Dubai firms report uptick in new work, but overall activity slows
Job shedding remains softer than in previous six months, IHS Markit PMI says
The non-oil private sector in Dubai registered the slowest output growth in five months, according to the October PMI (Purchasing Managers’ Index) survey released on Monday.
Firms saw only a marginal rise in new work opportunities, while job shedding quickened from September, but remained softer than in the prior six months. Most notably, the degree of positive sentiment regarding the year-ahead outlook for activity fell to its lowest since this index began in April 2012.
The headline IHS Markit Dubai PMI is derived from individual diffusion indices which measure changes in output, new orders, employment, suppliers’ delivery times and stocks of purchased goods. The survey covers the Dubai non-oil private sector economy, with additional sector data published for travel & tourism, wholesale & retail and construction.
At 49.9 in October, the seasonally adjusted PMI indicated that business conditions across the non-oil private sector were broadly unchanged over the month. Falling from 51.5 in September, the reading also signalled an end to the run of growth observed throughout the third quarter of the year.
Businesses in Dubai reported the weakest rise in activity in the last five months of expansion during October, which was in part due to a softer – and only marginal – upturn in new orders.

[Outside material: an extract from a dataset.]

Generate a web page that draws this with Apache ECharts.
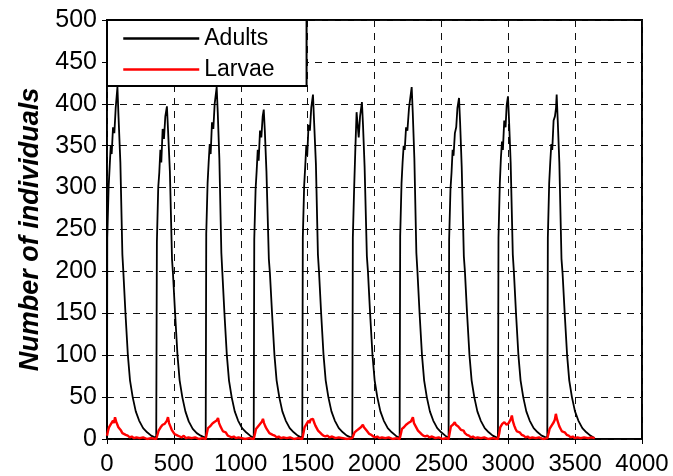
<!DOCTYPE html>
<html lang="en">
  <head>
    <meta charset="UTF-8" />
    <title>Adults and larvae</title>
    <script src="https://cdn.jsdelivr.net/npm/echarts@6.0.0/dist/echarts.min.js"></script>
    <style>
      html, body { margin: 0; padding: 0; background: #fff; }
      #chart { width: 673px; height: 476px; }
    </style>
  </head>
  <body>
    <div id="chart"></div>
    <script>
      // ticks
      var xTicks = [0, 500, 1000, 1500, 2000, 2500, 3000, 3500, 4000];
      var yTicks = [0, 50, 100, 150, 200, 250, 300, 350, 400, 450, 500];
      var seriesNames = ['Adults', 'Larvae'];

      // adults, [time, count]
      var adults = [
        [0,0],[2,240],[12,300],[20,325],[28,350],[35,340],[45,372],[55,365],[65,395],[78,420],[86,385],[100,330],[115,220],[122,200],[138,150],[156,100],[172,70],[192,50],[215,33],[240,22],[270,13],[300,8],[330,4],[368,1],
        [371,1],[373,235],[383,300],[391,318],[399,345],[406,330],[416,370],[426,358],[436,385],[448,397],[456,370],[470,320],[486,215],[493,198],[509,150],[527,100],[543,70],[563,50],[586,33],[611,21],[641,12],[671,7],[701,4],[738,1],
        [740,1],[742,245],[752,305],[760,330],[768,352],[775,340],[785,378],[795,370],[805,400],[820,420],[828,390],[840,335],[855,222],[862,200],[878,150],[896,100],[912,70],[932,50],[955,33],[980,22],[1010,13],[1040,8],[1070,4],[1097,1],
        [1099,1],[1101,238],[1111,298],[1119,320],[1127,345],[1134,332],[1144,368],[1154,360],[1164,385],[1172,393],[1180,368],[1192,320],[1210,215],[1218,198],[1234,150],[1252,100],[1268,70],[1288,50],[1311,33],[1336,22],[1366,13],[1396,8],[1426,4],[1460,1],
        [1462,1],[1464,240],[1474,302],[1482,325],[1490,350],[1497,338],[1507,375],[1517,368],[1527,395],[1540,411],[1548,380],[1562,328],[1577,220],[1585,200],[1601,150],[1619,100],[1635,70],[1655,50],[1678,33],[1703,22],[1733,13],[1763,8],[1793,4],[1834,1],
        [1836,1],[1838,240],[1848,300],[1856,342],[1866,390],[1874,375],[1882,360],[1892,385],[1906,402],[1914,375],[1926,325],[1943,218],[1951,200],[1967,150],[1985,100],[2001,70],[2021,50],[2044,33],[2069,22],[2099,13],[2129,8],[2159,4],[2188,1],
        [2190,1],[2192,242],[2202,305],[2210,330],[2218,350],[2226,345],[2236,372],[2246,368],[2258,395],[2278,420],[2286,390],[2298,335],[2313,222],[2321,200],[2337,150],[2355,100],[2371,70],[2391,50],[2414,33],[2439,22],[2469,13],[2499,8],[2529,4],[2554,1],
        [2556,1],[2558,238],[2568,298],[2576,318],[2584,345],[2591,338],[2601,365],[2611,372],[2620,395],[2632,407],[2640,378],[2652,325],[2668,218],[2676,200],[2692,150],[2710,100],[2726,70],[2746,50],[2769,33],[2794,22],[2824,13],[2854,8],[2884,4],[2923,1],
        [2925,1],[2927,240],[2937,305],[2945,335],[2953,355],[2960,345],[2970,380],[2980,372],[2988,398],[2998,409],[3006,380],[3018,330],[3034,220],[3042,200],[3058,150],[3076,100],[3092,70],[3112,50],[3135,33],[3160,22],[3190,13],[3220,8],[3250,4],[3292,1],
        [3294,1],[3296,240],[3306,305],[3314,330],[3322,352],[3329,345],[3339,380],[3349,385],[3357,395],[3362,411],[3370,380],[3382,330],[3398,215],[3406,198],[3422,150],[3440,100],[3456,70],[3476,50],[3499,33],[3524,22],[3554,13],[3584,8],[3614,4],[3647,1]
      ];

      // larvae, [time, count]
      var larvae = [
        [0,4],[8,10],[15,14],[22,12],[30,18],[38,16],[45,22],[52,19],[60,26],[68,21],[75,20],[85,14],[95,12],[105,10],[115,7],[125,8],[140,5],[155,4],[170,2],[185,3],[200,1],[220,2],[245,1],[270,2],[300,0],[330,1],[368,0],
        [371,1],[379,6],[386,10],[393,9],[401,14],[409,12],[416,17],[423,15],[431,18],[440,16],[448,22],[456,26],[464,19],[474,15],[484,11],[494,9],[504,6],[514,8],[529,4],[544,3],[559,2],[574,4],[589,1],[609,2],[634,1],[659,2],[689,0],[714,1],[738,0],
        [740,1],[748,8],[755,13],[762,11],[770,15],[778,14],[785,18],[792,16],[800,20],[810,18],[820,22],[830,25],[838,19],[848,15],[858,12],[868,9],[878,7],[888,8],[903,4],[918,3],[933,2],[948,3],[963,1],[983,2],[1008,1],[1033,0],[1063,1],[1097,0],
        [1099,1],[1107,7],[1114,12],[1121,10],[1129,15],[1137,13],[1144,18],[1151,16],[1159,21],[1166,24],[1174,19],[1184,15],[1194,12],[1204,10],[1214,7],[1224,8],[1239,5],[1254,4],[1269,2],[1284,3],[1299,1],[1319,2],[1344,1],[1369,2],[1399,0],[1429,1],[1460,0],
        [1462,1],[1470,8],[1477,14],[1484,12],[1492,18],[1500,16],[1507,22],[1514,19],[1522,23],[1530,21],[1540,24],[1548,20],[1558,16],[1568,13],[1578,10],[1588,8],[1603,6],[1618,4],[1633,3],[1648,4],[1663,2],[1683,3],[1708,1],[1733,2],[1763,1],[1793,0],[1834,1],
        [1836,1],[1844,5],[1851,8],[1858,7],[1866,10],[1874,9],[1882,12],[1890,11],[1898,14],[1906,13],[1913,17],[1921,14],[1931,12],[1941,10],[1951,8],[1961,6],[1976,5],[1991,3],[2006,2],[2021,3],[2036,1],[2056,2],[2081,1],[2106,2],[2136,0],[2166,1],[2188,0],
        [2190,1],[2198,7],[2205,12],[2212,10],[2220,14],[2228,13],[2236,17],[2244,15],[2252,19],[2262,17],[2272,21],[2280,20],[2287,26],[2295,19],[2305,16],[2315,13],[2325,10],[2335,8],[2350,6],[2365,4],[2380,3],[2395,4],[2410,2],[2430,3],[2455,1],[2480,2],[2510,0],[2535,1],[2554,0],
        [2556,1],[2564,9],[2571,15],[2578,13],[2586,17],[2593,16],[2600,20],[2608,17],[2616,18],[2626,15],[2636,13],[2646,11],[2656,9],[2666,10],[2676,7],[2691,5],[2706,4],[2721,2],[2736,3],[2751,1],[2771,2],[2796,1],[2821,2],[2851,0],[2881,1],[2923,0],
        [2925,1],[2933,7],[2940,14],[2947,12],[2955,18],[2963,16],[2971,20],[2979,18],[2987,17],[2995,15],[3003,19],[3012,18],[3020,24],[3027,28],[3035,21],[3045,16],[3055,12],[3065,9],[3075,7],[3085,8],[3100,5],[3115,4],[3130,2],[3145,3],[3160,1],[3180,2],[3205,1],[3230,2],[3260,0],[3292,1],
        [3294,1],[3302,7],[3309,12],[3316,11],[3324,16],[3332,15],[3340,20],[3348,23],[3356,30],[3364,24],[3372,20],[3382,15],[3392,12],[3402,9],[3412,7],[3422,8],[3437,5],[3452,4],[3467,2],[3482,3],[3497,1],[3517,2],[3542,1],[3567,2],[3597,1],[3622,2],[3647,1]
      ];

      var font = 'Liberation Sans, Arial, sans-serif';
      var dashed = { show: true, lineStyle: { color: '#111', width: 1, type: [7, 6] } };

      function xAxisOpt(pos, labels) {
        return {
          type: 'value', position: pos,
          min: xTicks[0], max: xTicks[xTicks.length - 1], interval: xTicks[1] - xTicks[0],
          axisLine: { show: false },
          axisTick: { show: true, inside: true, length: 5, lineStyle: { color: '#000', width: 1 } },
          axisLabel: { show: labels, color: '#000', fontSize: 24, fontFamily: font, margin: 13,
            formatter: function (v) { return String(v); } },
          splitLine: labels ? dashed : { show: false }
        };
      }
      function yAxisOpt(pos, labels) {
        return {
          type: 'value', position: pos,
          min: yTicks[0], max: yTicks[yTicks.length - 1], interval: yTicks[1] - yTicks[0],
          name: labels ? 'Number of individuals' : '',
          nameLocation: 'middle', nameGap: 63,
          nameTextStyle: { fontSize: 27, fontWeight: 'bold', fontStyle: 'italic', fontFamily: font, color: '#000' },
          axisLine: { show: false },
          axisTick: { show: true, inside: true, length: 5, lineStyle: { color: '#000', width: 1 } },
          axisLabel: { show: labels, color: '#000', fontSize: 25, fontFamily: font, margin: 10 },
          splitLine: labels ? dashed : { show: false }
        };
      }

      var chart = echarts.init(document.getElementById('chart'));
      chart.setOption({
        animation: false,
        backgroundColor: '#fff',
        grid: { left: 107, right: 31, top: 20, bottom: 34, show: true, borderColor: '#000', borderWidth: 2, backgroundColor: 'transparent' },
        legend: {
          orient: 'vertical', left: 107, top: 20,
          data: seriesNames,
          backgroundColor: '#fff', borderColor: '#000', borderWidth: 2,
          padding: [7, 32, 5, 15],
          itemWidth: 76, itemHeight: 20, itemGap: 8, itemTextGap: 12,
          itemStyle: { opacity: 0 },
          lineStyle: { width: 2.5 },
          textStyle: { fontSize: 23, fontFamily: font, color: '#000' }
        },
        xAxis: [xAxisOpt('bottom', true), xAxisOpt('top', false)],
        yAxis: [yAxisOpt('left', true), yAxisOpt('right', false)],
        series: [
          {
            name: seriesNames[0], type: 'line', data: adults,
            showSymbol: false, symbol: 'none',
            lineStyle: { color: '#000', width: 1.8 }, itemStyle: { color: '#000' }, z: 3
          },
          {
            name: seriesNames[1], type: 'line', data: larvae,
            showSymbol: false, symbol: 'none',
            lineStyle: { color: '#ff0000', width: 2.4 }, itemStyle: { color: '#ff0000' }, z: 4
          }
        ]
      });
    </script>
  </body>
</html>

Some companies noted they were unable to expand further whilst markets remained subdued. Additional sector data showed falls in output in both travel and tourism and construction.
"After a robust quarter of growth for the Dubai non-oil economy, October data pointed to a more subdued picture as overall business conditions were left broadly stable. Businesses also showed weaker optimism towards the economic recovery from Covid-19, amid reports of weak demand and uncertainty about the future impact of the pandemic on activity and jobs. In fact, the overall level of confidence was the weakest in the series’ eight-year history,” said David Owen, economist at IHS Markit.

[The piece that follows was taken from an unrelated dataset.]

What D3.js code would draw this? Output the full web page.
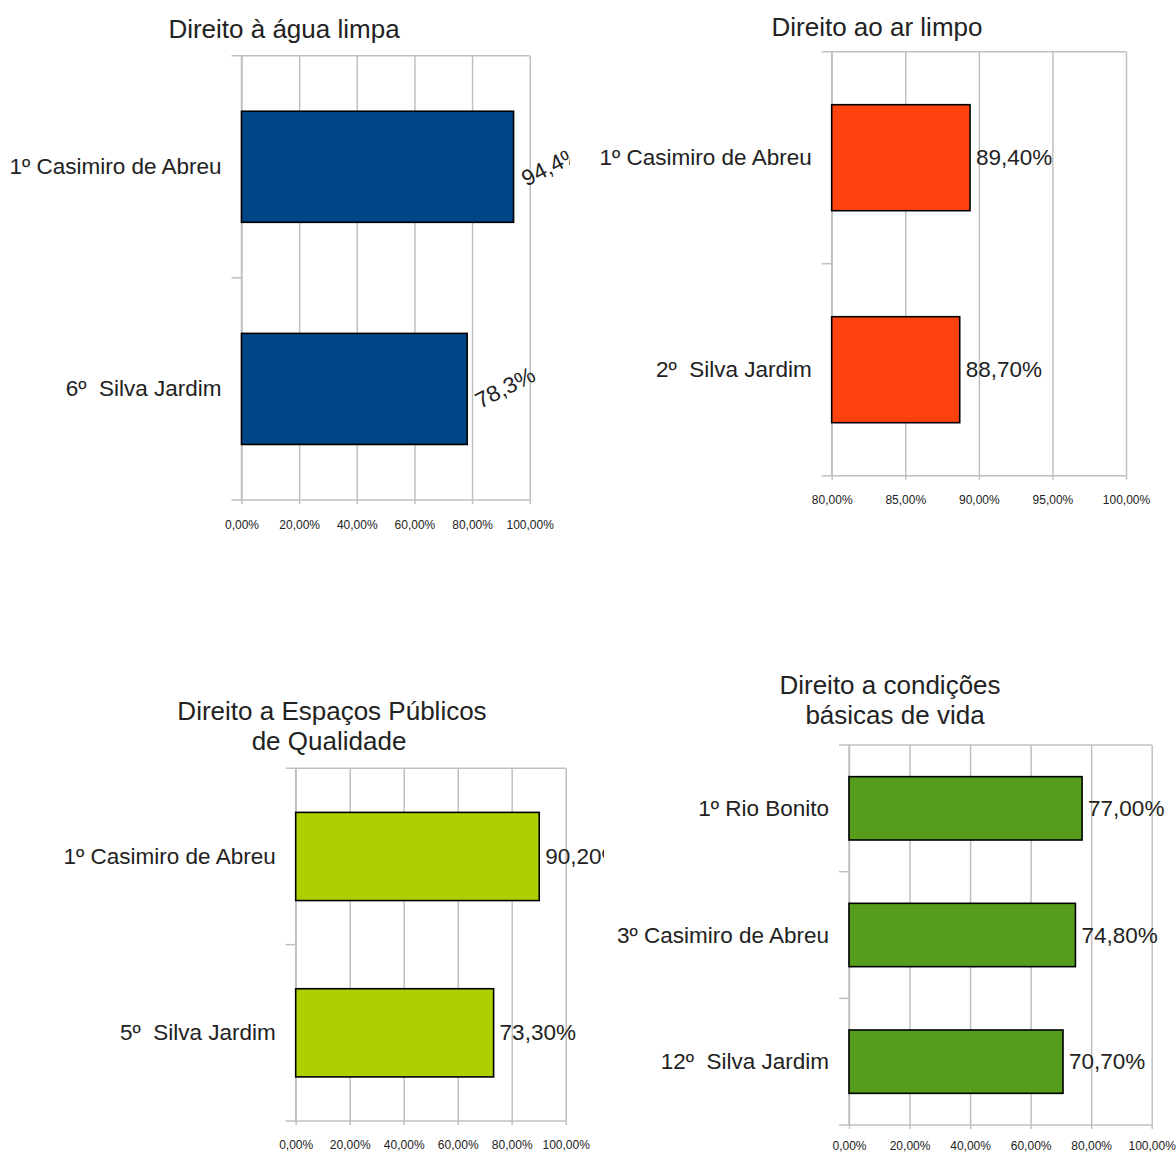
<html>
<head>
<meta charset="utf-8">
<script src="https://d3js.org/d3.v7.min.js"></script>
<style>
  body { margin: 0; background: #fff; }
  text { font-family: "Liberation Sans", Arial, sans-serif; fill: #222; white-space: pre; }
</style>
</head>
<body>
<svg id="chart" width="1176" height="1153"></svg>
<script>

// --- data ---
var aguaCategories = ["1º Casimiro de Abreu", "6º  Silva Jardim"];
var aguaValues = [94.4, 78.3];

var arCategories = ["1º Casimiro de Abreu", "2º  Silva Jardim"];
var arValues = [89.4, 88.7];

var espacosCategories = ["1º Casimiro de Abreu", "5º  Silva Jardim"];
var espacosValues = [90.2, 73.3];

var condicoesCategories = ["1º Rio Bonito", "3º Casimiro de Abreu", "12º  Silva Jardim"];
var condicoesValues = [77.0, 74.8, 70.7];

var ticksFull = [0, 20, 40, 60, 80, 100];
var ticksHigh = [80, 85, 90, 95, 100];

var svg = d3.select("#chart");

// comma decimal, like the original
function pct(d, digits) {
  return d.toFixed(digits).replace(".", ",") + "%";
}

function drawChart(opts, idx) {
  var g = svg.append("g");

  var x = d3.scaleLinear().domain(opts.domain).range([opts.left, opts.right]);
  var y = d3.scaleBand().domain(opts.categories)
    .range([opts.top, opts.bottom])
    .paddingInner(0.5).paddingOuter(0.25);
  var step = y.step();

  // title
  g.selectAll("text.title")
    .data(opts.title)
    .enter().append("text")
    .attr("class", "title")
    .attr("x", function (d, i) { return opts.titleX[i]; })
    .attr("y", function (d, i) { return opts.titleY + i * 30; })
    .attr("text-anchor", "middle")
    .attr("dominant-baseline", "central")
    .style("font-size", "26px")
    .text(function (d) { return d; });

  // vertical gridlines via axis
  var grid = d3.axisBottom(x).tickValues(opts.ticks)
    .tickSize(-(opts.bottom - opts.top)).tickFormat("");
  g.append("g")
    .attr("transform", "translate(0," + opts.bottom + ")")
    .call(grid)
    .call(function (s) {
      s.select(".domain").remove();
      s.selectAll("line").attr("stroke", "#c0c0c0").attr("stroke-width", 1.5);
    });

  var xAxis = d3.axisBottom(x).tickValues(opts.ticks)
    .tickSize(4).tickPadding(opts.tickPad)
    .tickFormat(function (d) { return pct(d, 2); });
  g.append("g")
    .attr("transform", "translate(0," + opts.bottom + ")")
    .call(xAxis)
    .call(function (s) {
      s.select(".domain").remove();
      s.selectAll("line").attr("stroke", "#c0c0c0").attr("stroke-width", 1.5);
      s.selectAll("text").style("font-size", "12px").attr("fill", "#333")
        .style("font-family", "'Liberation Sans', Arial, sans-serif");
    });

  // left axis with category separator stubs
  var bounds = d3.range(opts.categories.length + 1).map(function (i) {
    return opts.top + i * step;
  });
  g.selectAll("line.sep")
    .data(bounds)
    .enter().append("line")
    .attr("x1", opts.left - 10).attr("x2", function (d, i) {
      return (i === 0 || i === bounds.length - 1) ? opts.right : opts.left;
    })
    .attr("y1", function (d) { return d; }).attr("y2", function (d) { return d; })
    .attr("stroke", "#c0c0c0").attr("stroke-width", 1.5);
  g.append("line")
    .attr("x1", opts.left).attr("x2", opts.left)
    .attr("y1", opts.top).attr("y2", opts.bottom)
    .attr("stroke", "#c0c0c0").attr("stroke-width", 1.5);

  // category labels
  g.selectAll("text.cat")
    .data(opts.categories)
    .enter().append("text")
    .attr("class", "cat")
    .attr("x", opts.left - 20)
    .attr("y", function (d) { return y(d) + y.bandwidth() / 2; })
    .attr("text-anchor", "end")
    .attr("dominant-baseline", "central")
    .style("font-size", "22.5px")
    .text(function (d) { return d; });

  var rows = opts.categories.map(function (c, i) { return { cat: c, value: opts.values[i] }; });

  // bars
  g.selectAll("rect.bar")
    .data(rows)
    .enter().append("rect")
    .attr("class", "bar")
    .attr("x", x(opts.domain[0]))
    .attr("y", function (d) { return y(d.cat); })
    .attr("width", function (d) { return x(d.value) - x(opts.domain[0]); })
    .attr("height", y.bandwidth())
    .attr("fill", opts.color)
    .attr("stroke", "#000")
    .attr("stroke-width", 1.6);

  // value labels (clipped like the original export)
  var clipId = "clip" + idx;
  svg.append("clipPath").attr("id", clipId)
    .append("rect").attr("x", 0).attr("y", 0)
    .attr("width", opts.clipRight).attr("height", 1153);

  var labels = g.append("g").attr("clip-path", "url(#" + clipId + ")");
  labels.selectAll("text.val")
    .data(rows)
    .enter().append("text")
    .attr("class", "val")
    .style("font-size", "22.5px")
    .attr("transform", function (d) {
      var cx = x(d.value), cy = y(d.cat) + y.bandwidth() / 2;
      if (opts.rotate) {
        return "translate(" + (cx + 13) + "," + (cy + 20) + ") rotate(-27)";
      }
      return "translate(" + (cx + 6) + "," + cy + ")";
    })
    .attr("dominant-baseline", opts.rotate ? "auto" : "central")
    .text(function (d) { return pct(d.value, opts.digits); });
}

drawChart({
  title: ["Direito à água limpa"], titleX: [284], titleY: 29,
  categories: aguaCategories, values: aguaValues,
  domain: [0, 100], ticks: ticksFull, digits: 1, rotate: true,
  left: 241.5, right: 529.7, top: 55.7, bottom: 500, tickPad: 16,
  color: "#004586", clipRight: 570
}, 1);

drawChart({
  title: ["Direito ao ar limpo"], titleX: [877], titleY: 27,
  categories: arCategories, values: arValues,
  domain: [80, 100], ticks: ticksHigh, digits: 2, rotate: false,
  left: 831.7, right: 1126, top: 51.7, bottom: 475.7, tickPad: 16,
  color: "#ff420e", clipRight: 1176
}, 2);

drawChart({
  title: ["Direito a Espaços Públicos", "de Qualidade"], titleX: [332, 329], titleY: 711,
  categories: espacosCategories, values: espacosValues,
  domain: [0, 100], ticks: ticksFull, digits: 2, rotate: false,
  left: 295.7, right: 565.7, top: 768.3, bottom: 1121, tickPad: 15,
  color: "#aecf00", clipRight: 604
}, 3);

drawChart({
  title: ["Direito a condições", "básicas de vida"], titleX: [890, 895], titleY: 685,
  categories: condicoesCategories, values: condicoesValues,
  domain: [0, 100], ticks: ticksFull, digits: 2, rotate: false,
  left: 849, right: 1151.7, top: 745, bottom: 1125, tickPad: 12,
  color: "#579d1c", clipRight: 1176
}, 4);

</script>
</body>
</html>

"Output levels declined in the construction and travel & tourism sectors, mostly due to a lack of new building projects and weak tourist numbers. Growth in the wholesale & retail sector was the softest in five months, signalling a broad-based slowdown across some of Dubai’s key sectors," he added.
With the recovery fading, and uncertainty building about the future impact of the pandemic, output expectations fell to the lowest on record in October. Firms still expect a rise in activity in the coming 12 months, but the degree of positivity was only fractional.
Meanwhile, job numbers decreased across the private sector economy in October. The rate of contraction gathered pace from September, but was the second-weakest in the past eight months. Where job cuts were noted, firms often linked this to cost-cutting measures.
On the price front, latest data signalled a broadly unchanged level of expenses at the start of the fourth quarter. Margins came under further pressure as output charges fell for the thirtieth month running, amid reports of firms offering discounts to clear stocks and improve sales. The rate of discounting was the least marked since May.
Dubai businesses highlighted renewed issues with supply chains in October, as lead times lengthened at the quickest rate since May. Customs delays and shortages of some inputs were key factors leading to longer delivery times. That said, delays were much weaker than those seen during the spring.